[WHAT IS REQUIRED]
Could the lines from the start of the data through the line with "fontweight='black', zorder=4)" be set down exactly, with no pictures among them?

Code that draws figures
= = = =

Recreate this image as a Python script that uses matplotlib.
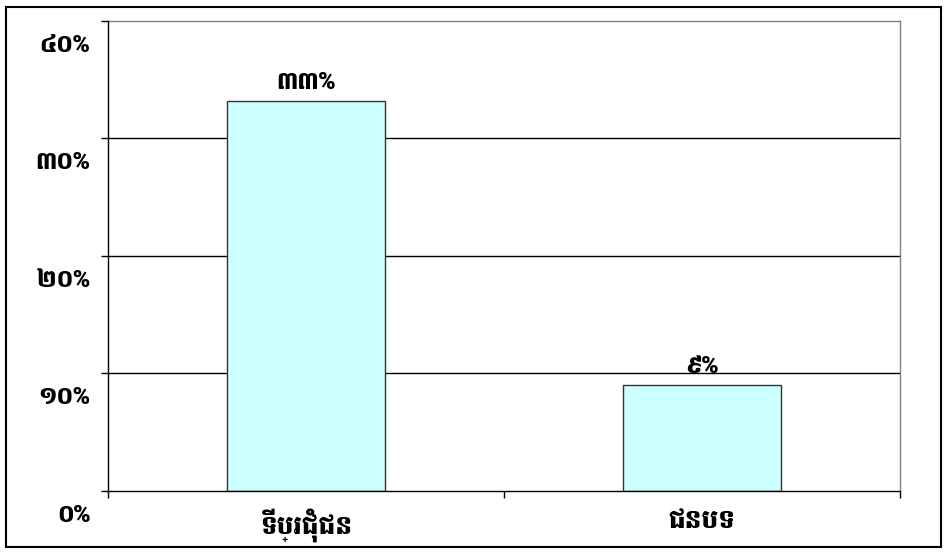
import matplotlib
matplotlib.use('Agg')
import matplotlib.pyplot as plt
from matplotlib.patches import Rectangle
from matplotlib.transforms import ScaledTranslation

plt.rcParams['font.family'] = ['Battambang', 'DejaVu Sans']
plt.rcParams['font.weight'] = 'black'

# data
categories = ['ទីប្រជុំជន', 'ជនបទ']
values = [33.2, 9.0]
value_labels = ['៣៣%', '៩%']
ytick_values = [0, 10, 20, 30, 40]
ytick_labels = ['០%', '១០%', '២០%', '៣០%', '៤០%']

fig = plt.figure(figsize=(9.47, 5.52), dpi=100)
ax = fig.add_axes([0.114, 0.1105, 0.836, 0.8515])

x = list(range(len(categories)))
ax.bar(x, values, width=0.4, color='#CCFFFF', edgecolor='#333333',
       linewidth=1, zorder=3)

# labels above bars
for xi, v, lab in zip(x, values, value_labels):
    ax.text(xi, v + 0.6, lab, ha='center', va='bottom', fontsize=17,
            fontweight='black', zorder=4)

ax.set_xlim(-0.5, 1.5)
ax.set_ylim(0, 40)
ax.set_yticks(ytick_values)
ax.set_yticklabels(ytick_labels, fontsize=17, fontweight='black')
ax.set_xticks(x)
ax.set_xticklabels(categories, fontsize=19, fontweight='black')
ax.tick_params(axis='x', length=0, pad=12)
ax.tick_params(axis='y', length=5, width=1, pad=8, color='black')

# y labels sit a little below their ticks, like the original
for lab in ax.get_yticklabels():
    lab.set_transform(lab.get_transform() + ScaledTranslation(0, -0.22, fig.dpi_scale_trans))

# tick marks between categories
ax.set_xticks([-0.5, 0.5, 1.5], minor=True)
ax.tick_params(axis='x', which='minor', length=5, width=1, color='black')

# gridlines
for yv in [10, 20, 30]:
    ax.axhline(yv, color='black', linewidth=1, zorder=1)

ax.spines['left'].set_color('black')
ax.spines['bottom'].set_color('black')
ax.spines['top'].set_color('#808080')
ax.spines['right'].set_color('#808080')
for s in ax.spines.values():
    s.set_linewidth(1)
ax.spines['left'].set_zorder(5)
ax.spines['bottom'].set_zorder(5)

# frame around the whole chart
fig.patches.append(Rectangle((0.006, 0.009), 0.988, 0.978, transform=fig.transFigure,
                             fill=False, edgecolor='black', linewidth=1.5))

fig.savefig('out.png', dpi=100)
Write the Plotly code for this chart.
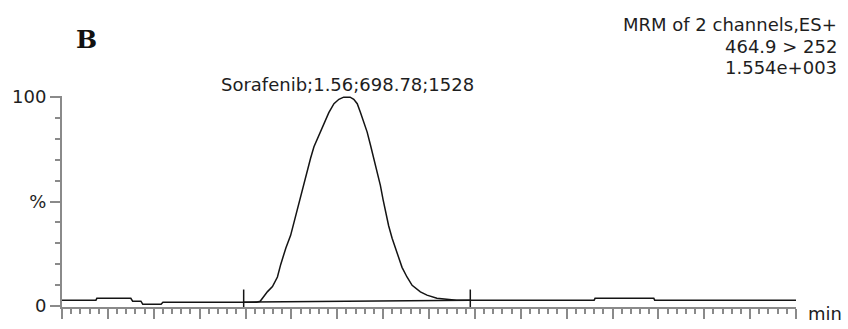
import plotly.graph_objects as go

# MRM chromatogram, channel 464.9 > 252 (Sorafenib)
time_min = [
    0.000, 0.185, 0.190, 0.375, 0.385, 0.430, 0.440, 0.540, 0.550, 1.060,
    1.080, 1.092, 1.120, 1.147, 1.174, 1.192, 1.220, 1.246, 1.264, 1.283,
    1.301, 1.318, 1.337, 1.355, 1.373, 1.400, 1.427, 1.454, 1.482, 1.509,
    1.535, 1.554, 1.570, 1.590, 1.609, 1.627, 1.645, 1.663, 1.681, 1.699,
    1.717, 1.735, 1.750, 1.763, 1.780, 1.799, 1.817, 1.835, 1.853, 1.880,
    1.908, 1.953, 1.989, 2.043, 2.098, 2.150, 2.900, 2.905, 3.225, 3.230,
    4.000,
]
intensity_pct = [
    2.8, 2.8, 3.7, 3.7, 2.3, 2.3, 0.9, 0.9, 1.85, 1.85,
    2.3, 3.7, 6.9, 9.3, 13.9, 19.9, 27.8, 33.8, 40.0, 46.2,
    53.1, 59.3, 64.7, 70.8, 76.2, 81.6, 87.0, 92.5, 96.8, 98.9,
    99.9, 100.0, 99.9, 98.9, 96.8, 92.5, 87.8, 83.2, 77.0, 70.8,
    64.7, 57.7, 50.8, 44.6, 38.4, 32.4, 27.8, 23.1, 18.5, 13.9,
    9.9, 6.8, 5.2, 3.7, 3.2, 2.8, 2.8, 3.7, 3.7, 2.8,
    2.8,
]

# integration limits and the baseline drawn between them
integ_start, integ_end = 0.99, 2.225
integ_base = [1.85, 2.8]
limit_marker_top = 7.9

y_tick_vals = [0, 50, 100]
y_tick_text = ["0", "%", "100"]

peak_label = "Sorafenib;1.56;698.78;1528"
header_lines = ["MRM of 2 channels,ES+", "464.9 > 252", "1.554e+003"]

W, H = 848, 329
L, R, T, B = 61, 52, 96, 15
PW, PH = W - L - R, H - T - B
Y_LO, Y_HI = -0.463, 100.463

def px_x(px):
    return (px - L) / PW

def px_y(py):
    return (H - B - py) / PH

ink = "#141414"
axis_gray = "#8a8a8a"
txt_font = dict(family="DejaVu Sans", size=18, color="#1e1e1e")

fig = go.Figure()
fig.add_trace(go.Scatter(x=time_min, y=intensity_pct, mode="lines",
                         line=dict(color=ink, width=1.5), showlegend=False,
                         hoverinfo="skip"))
fig.add_trace(go.Scatter(x=[integ_start, integ_end], y=integ_base, mode="lines",
                         line=dict(color=ink, width=1.5), showlegend=False,
                         hoverinfo="skip"))
for t in (integ_start, integ_end):
    fig.add_trace(go.Scatter(x=[t, t], y=[Y_LO, limit_marker_top], mode="lines",
                             line=dict(color=ink, width=1.5), showlegend=False,
                             hoverinfo="skip"))

annotations = [
    dict(text="<b>B</b>", x=px_x(86), y=px_y(38), xref="paper", yref="paper",
         xanchor="center", yanchor="middle", showarrow=False,
         font=dict(family="DejaVu Serif", size=25, color="#111")),
    dict(text=peak_label, x=1.556, y=px_y(84), xref="x", yref="paper",
         xanchor="center", yanchor="middle", showarrow=False, font=txt_font),
    dict(text="min", x=px_x(806), y=px_y(321), xref="paper", yref="paper",
         xanchor="left", yanchor="middle", showarrow=False, font=txt_font),
]
for line, cy in zip(header_lines, [22, 45, 67]):
    annotations.append(dict(text=line, x=px_x(839), y=px_y(cy), xref="paper",
                            yref="paper", xanchor="right", yanchor="middle",
                            showarrow=False, font=txt_font))

fig.update_layout(
    width=W, height=H,
    margin=dict(l=L, r=R, t=T, b=B, pad=0),
    paper_bgcolor="white", plot_bgcolor="white",
    annotations=annotations,
    xaxis=dict(range=[0, 4.0], showgrid=False, zeroline=False,
               showline=True, linecolor=axis_gray, linewidth=2,
               ticks="outside", tickmode="linear", tick0=0, dtick=0.25,
               ticklen=10, tickwidth=1.5, tickcolor=axis_gray,
               showticklabels=False,
               minor=dict(ticks="outside", tickmode="linear", tick0=0,
                          dtick=0.05, ticklen=5, tickwidth=1.5,
                          tickcolor=axis_gray, showgrid=False)),
    yaxis=dict(range=[Y_LO, Y_HI], showgrid=False, zeroline=False,
               showline=True, linecolor=axis_gray, linewidth=2,
               ticks="outside", tickmode="array", tickvals=y_tick_vals,
               ticktext=y_tick_text, ticklen=10, tickwidth=1.5,
               tickcolor=axis_gray, tickfont=txt_font,
               minor=dict(ticks="outside", tickmode="linear", tick0=0,
                          dtick=10, ticklen=5, tickwidth=1.5,
                          tickcolor=axis_gray, showgrid=False)),
)

fig.write_html("out.html")
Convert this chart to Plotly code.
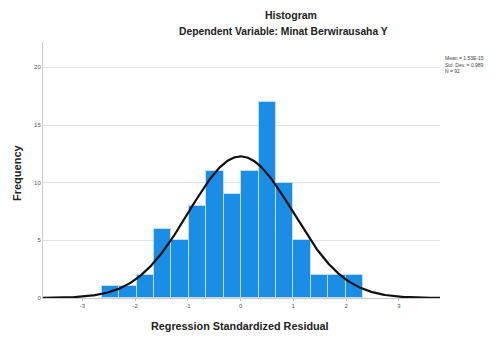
import numpy as np
import plotly.graph_objects as go

# ---- data ----
bin_counts = [1, 1, 2, 6, 5, 8, 11, 9, 11, 17, 10, 5, 2, 2, 2]
bin_start = -2.638
bin_width = 0.3308
mean_val = 0.0
std_val = 0.989
n_obs = 92
x_ticks = [-3, -2, -1, 0, 1, 2, 3]
y_ticks = [0, 5, 10, 15, 20]
stats_text = ["Mean = 1.53E-15", "Std. Dev. = 0.989", "N = 92"]

centers = [bin_start + bin_width * (i + 0.5) for i in range(len(bin_counts))]

# fitted normal curve
xs = np.linspace(-3.75, 3.78, 400)
ys = n_obs * bin_width / (std_val * np.sqrt(2 * np.pi)) * np.exp(-0.5 * ((xs - mean_val) / std_val) ** 2)

FONT = "Liberation Sans, Arial, sans-serif"

fig = go.Figure()
fig.add_trace(go.Bar(
    x=centers, y=bin_counts, width=bin_width,
    marker=dict(color="#1a8de6", line=dict(color="rgba(200,225,250,0.9)", width=1)),
    hoverinfo="skip",
))
fig.add_trace(go.Scatter(
    x=xs, y=ys, mode="lines",
    line=dict(color="#111111", width=2.2),
    hoverinfo="skip",
))

# page body has an 8px offset, so margins are shifted to compensate
fig.update_layout(
    width=496, height=338,
    margin=dict(l=35, r=64, t=34, b=48),
    paper_bgcolor="white", plot_bgcolor="white",
    showlegend=False,
    bargap=0,
    font=dict(family=FONT, size=6, color="#555555"),
)
fig.update_xaxes(
    range=[-3.75, 3.78], tickvals=x_ticks, ticktext=[str(v) for v in x_ticks],
    showgrid=False, zeroline=False,
    showline=True, linecolor="#cccccc", linewidth=1,
    ticks="outside", ticklen=2, tickcolor="#bbbbbb",
    tickfont=dict(size=6, color="#555555"),
)
fig.update_yaxes(
    range=[0, 22.2], tickvals=y_ticks,
    showgrid=True, gridcolor="#e3e3e3", gridwidth=1,
    zeroline=False,
    showline=True, linecolor="#cccccc", linewidth=1,
    ticks="", tickfont=dict(size=6, color="#555555"),
)

# title placed against the top edge of the figure
fig.add_annotation(
    text="<b>Histogram</b>", xref="paper", yref="paper",
    x=(291 - 43) / 397, y=(298 - 8) / 256,
    xanchor="center", yanchor="top", showarrow=False, borderpad=0,
    font=dict(family=FONT, size=10.5, color="#222222"),
)
anns = [
    dict(text="<b>Dependent Variable: Minat Berwirausaha Y</b>", x=283, y=31, size=10.3),
    dict(text="<b>Regression Standardized Residual</b>", x=240, y=326, size=10.8),
]
for a in anns:
    fig.add_annotation(
        text=a["text"], xref="paper", yref="paper",
        x=(a["x"] - 43) / 397, y=(298 - a["y"]) / 256,
        xanchor="center", yanchor="middle", showarrow=False,
        font=dict(family=FONT, size=a["size"], color="#222222"),
    )
fig.add_annotation(
    text="<b>Frequency</b>", xref="paper", yref="paper",
    x=(17 - 43) / 397, y=(298 - 173) / 256, textangle=-90,
    xanchor="center", yanchor="middle", showarrow=False,
    font=dict(family=FONT, size=11, color="#222222"),
)
for i, t in enumerate(stats_text):
    fig.add_annotation(
        text=t, xref="paper", yref="paper",
        x=(443 - 43) / 397, y=(298 - (58 + i * 6.5)) / 256,
        xanchor="left", yanchor="middle", showarrow=False,
        font=dict(family=FONT, size=5, color="#444444"),
    )

fig.write_html("out.html")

= = = =

[SOLUTION TO THIS TASK]
Recreate this image as a Python script that uses matplotlib.
import matplotlib
matplotlib.use('Agg')
import matplotlib.pyplot as plt
from matplotlib.patches import Rectangle
from matplotlib.transforms import ScaledTranslation

plt.rcParams['font.family'] = ['Battambang', 'DejaVu Sans']
plt.rcParams['font.weight'] = 'black'

# data
categories = ['ទីប្រជុំជន', 'ជនបទ']
values = [33.2, 9.0]
value_labels = ['៣៣%', '៩%']
ytick_values = [0, 10, 20, 30, 40]
ytick_labels = ['០%', '១០%', '២០%', '៣០%', '៤០%']

fig = plt.figure(figsize=(9.47, 5.52), dpi=100)
ax = fig.add_axes([0.114, 0.1105, 0.836, 0.8515])

x = list(range(len(categories)))
ax.bar(x, values, width=0.4, color='#CCFFFF', edgecolor='#333333',
       linewidth=1, zorder=3)

# labels above bars
for xi, v, lab in zip(x, values, value_labels):
    ax.text(xi, v + 0.6, lab, ha='center', va='bottom', fontsize=17,
            fontweight='black', zorder=4)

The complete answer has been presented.